§ SHORT PROBLEM: Select the lines that hold the word "this" and copy each one.

§ STORED RECORDS:
>> START
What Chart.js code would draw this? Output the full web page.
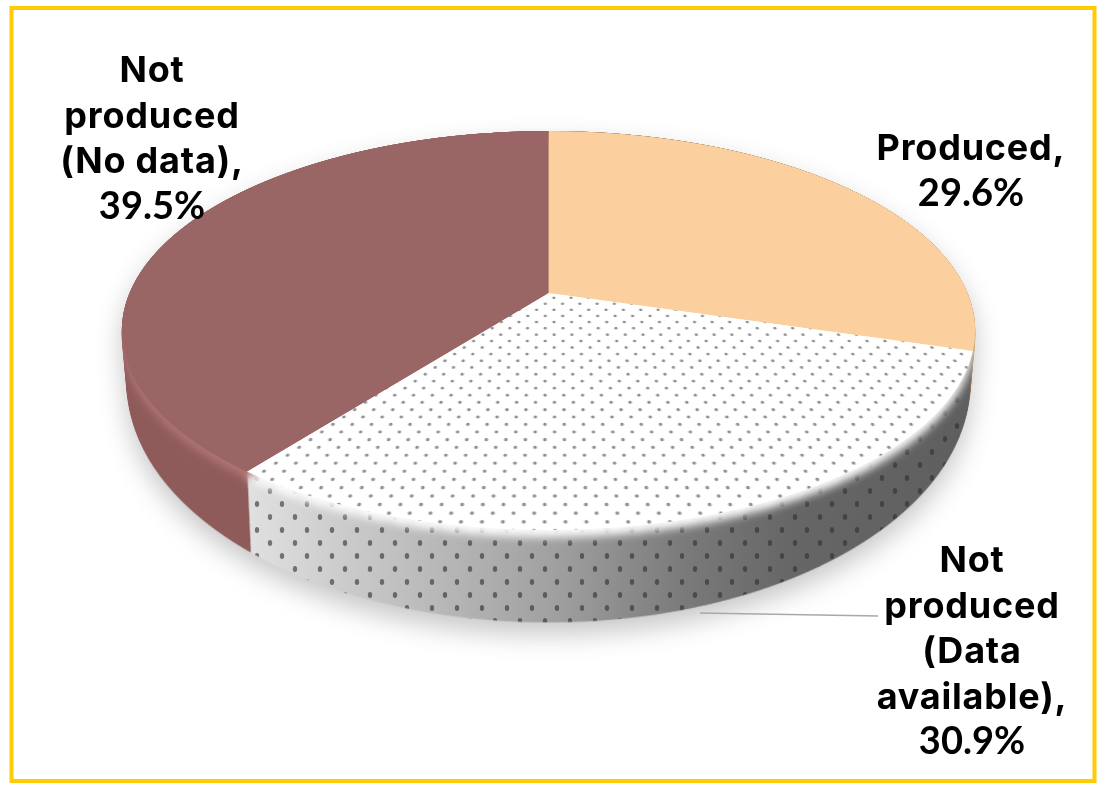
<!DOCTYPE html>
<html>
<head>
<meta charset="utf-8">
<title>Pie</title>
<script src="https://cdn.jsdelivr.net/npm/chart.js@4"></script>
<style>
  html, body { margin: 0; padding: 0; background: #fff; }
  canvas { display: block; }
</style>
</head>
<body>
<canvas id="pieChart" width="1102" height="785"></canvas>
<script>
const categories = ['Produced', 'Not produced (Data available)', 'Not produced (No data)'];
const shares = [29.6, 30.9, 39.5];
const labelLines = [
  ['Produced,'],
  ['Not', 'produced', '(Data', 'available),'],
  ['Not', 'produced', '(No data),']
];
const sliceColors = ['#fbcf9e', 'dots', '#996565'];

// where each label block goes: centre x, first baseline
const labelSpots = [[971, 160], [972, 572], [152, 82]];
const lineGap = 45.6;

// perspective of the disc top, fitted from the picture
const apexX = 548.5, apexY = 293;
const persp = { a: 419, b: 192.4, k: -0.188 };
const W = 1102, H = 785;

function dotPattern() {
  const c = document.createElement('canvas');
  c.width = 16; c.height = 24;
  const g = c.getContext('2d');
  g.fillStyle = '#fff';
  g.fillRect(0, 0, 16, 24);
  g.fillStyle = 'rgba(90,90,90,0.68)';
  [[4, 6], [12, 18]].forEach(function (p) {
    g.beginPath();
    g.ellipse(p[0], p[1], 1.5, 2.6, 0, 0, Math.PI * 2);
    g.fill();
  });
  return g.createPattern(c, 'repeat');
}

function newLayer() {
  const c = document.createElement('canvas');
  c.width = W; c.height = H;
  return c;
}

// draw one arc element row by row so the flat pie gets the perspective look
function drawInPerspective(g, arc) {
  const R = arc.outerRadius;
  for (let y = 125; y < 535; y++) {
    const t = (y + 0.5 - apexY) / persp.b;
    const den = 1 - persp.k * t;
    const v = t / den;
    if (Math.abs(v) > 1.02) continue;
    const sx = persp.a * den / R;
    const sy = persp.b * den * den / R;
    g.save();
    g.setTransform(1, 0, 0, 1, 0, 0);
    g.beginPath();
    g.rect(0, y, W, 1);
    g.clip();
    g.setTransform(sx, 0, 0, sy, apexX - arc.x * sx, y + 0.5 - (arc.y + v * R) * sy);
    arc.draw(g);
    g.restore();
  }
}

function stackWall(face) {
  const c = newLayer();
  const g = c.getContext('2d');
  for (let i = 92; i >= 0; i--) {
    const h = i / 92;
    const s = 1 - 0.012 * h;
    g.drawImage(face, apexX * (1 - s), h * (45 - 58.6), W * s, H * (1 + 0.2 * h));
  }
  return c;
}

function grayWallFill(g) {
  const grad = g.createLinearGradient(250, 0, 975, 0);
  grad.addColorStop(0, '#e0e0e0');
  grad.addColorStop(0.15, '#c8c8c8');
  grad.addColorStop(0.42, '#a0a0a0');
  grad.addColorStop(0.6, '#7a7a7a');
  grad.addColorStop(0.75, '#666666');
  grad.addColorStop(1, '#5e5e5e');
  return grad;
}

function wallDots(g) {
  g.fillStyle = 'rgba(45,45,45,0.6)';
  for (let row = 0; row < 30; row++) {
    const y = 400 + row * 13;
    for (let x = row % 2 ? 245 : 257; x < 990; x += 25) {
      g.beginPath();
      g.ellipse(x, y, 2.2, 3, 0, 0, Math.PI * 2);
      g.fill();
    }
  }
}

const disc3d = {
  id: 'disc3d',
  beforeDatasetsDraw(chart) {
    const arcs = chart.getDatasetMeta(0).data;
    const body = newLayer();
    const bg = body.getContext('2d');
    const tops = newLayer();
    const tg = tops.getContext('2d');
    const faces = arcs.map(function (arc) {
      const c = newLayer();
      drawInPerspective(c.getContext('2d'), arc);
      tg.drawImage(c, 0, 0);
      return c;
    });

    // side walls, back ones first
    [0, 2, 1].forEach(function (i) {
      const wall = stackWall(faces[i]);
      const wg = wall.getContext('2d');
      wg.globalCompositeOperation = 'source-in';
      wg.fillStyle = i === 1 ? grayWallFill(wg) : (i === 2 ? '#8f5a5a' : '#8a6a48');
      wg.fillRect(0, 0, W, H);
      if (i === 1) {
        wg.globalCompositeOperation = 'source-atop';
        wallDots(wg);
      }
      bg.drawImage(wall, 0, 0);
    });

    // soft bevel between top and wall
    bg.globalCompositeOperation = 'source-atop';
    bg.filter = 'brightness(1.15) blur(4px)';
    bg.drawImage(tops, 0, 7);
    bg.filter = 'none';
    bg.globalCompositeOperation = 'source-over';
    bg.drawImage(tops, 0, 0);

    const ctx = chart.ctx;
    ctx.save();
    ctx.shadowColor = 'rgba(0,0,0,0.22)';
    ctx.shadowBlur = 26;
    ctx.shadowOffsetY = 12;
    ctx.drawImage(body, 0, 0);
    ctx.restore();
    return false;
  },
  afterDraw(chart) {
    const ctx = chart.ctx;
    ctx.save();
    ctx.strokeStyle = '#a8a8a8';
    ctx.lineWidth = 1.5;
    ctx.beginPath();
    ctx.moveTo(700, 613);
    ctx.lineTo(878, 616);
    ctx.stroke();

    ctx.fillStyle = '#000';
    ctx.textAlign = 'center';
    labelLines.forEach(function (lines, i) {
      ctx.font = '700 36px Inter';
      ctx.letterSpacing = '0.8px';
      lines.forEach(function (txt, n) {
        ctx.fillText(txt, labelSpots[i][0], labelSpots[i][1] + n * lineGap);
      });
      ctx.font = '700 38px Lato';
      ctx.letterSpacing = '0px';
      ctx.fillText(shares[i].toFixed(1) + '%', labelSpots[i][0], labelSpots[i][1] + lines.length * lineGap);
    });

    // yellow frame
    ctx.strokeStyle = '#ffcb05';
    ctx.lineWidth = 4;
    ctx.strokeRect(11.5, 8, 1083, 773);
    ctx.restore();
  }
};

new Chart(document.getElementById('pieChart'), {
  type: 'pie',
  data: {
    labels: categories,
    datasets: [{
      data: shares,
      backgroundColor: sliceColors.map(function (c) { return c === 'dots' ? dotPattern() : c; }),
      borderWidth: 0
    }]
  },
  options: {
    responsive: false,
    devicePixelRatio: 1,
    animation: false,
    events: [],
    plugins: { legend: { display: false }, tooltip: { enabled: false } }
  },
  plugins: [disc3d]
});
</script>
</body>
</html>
>> END
>> START
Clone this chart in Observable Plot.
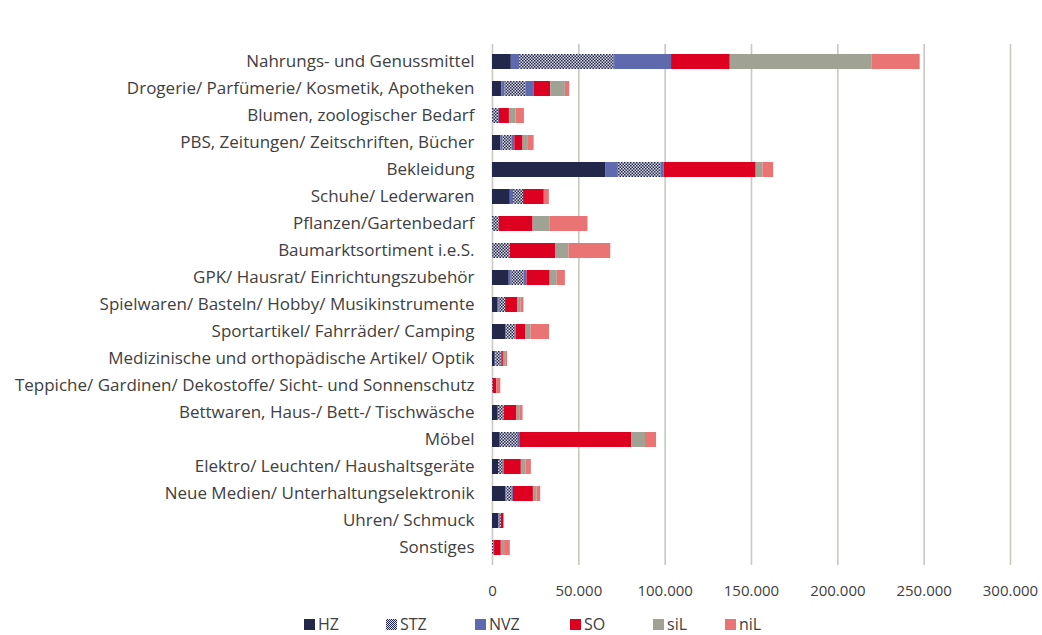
>> END
§ TASK ANSWER:
What Chart.js code would draw this? Output the full web page.
Clone this chart in Observable Plot.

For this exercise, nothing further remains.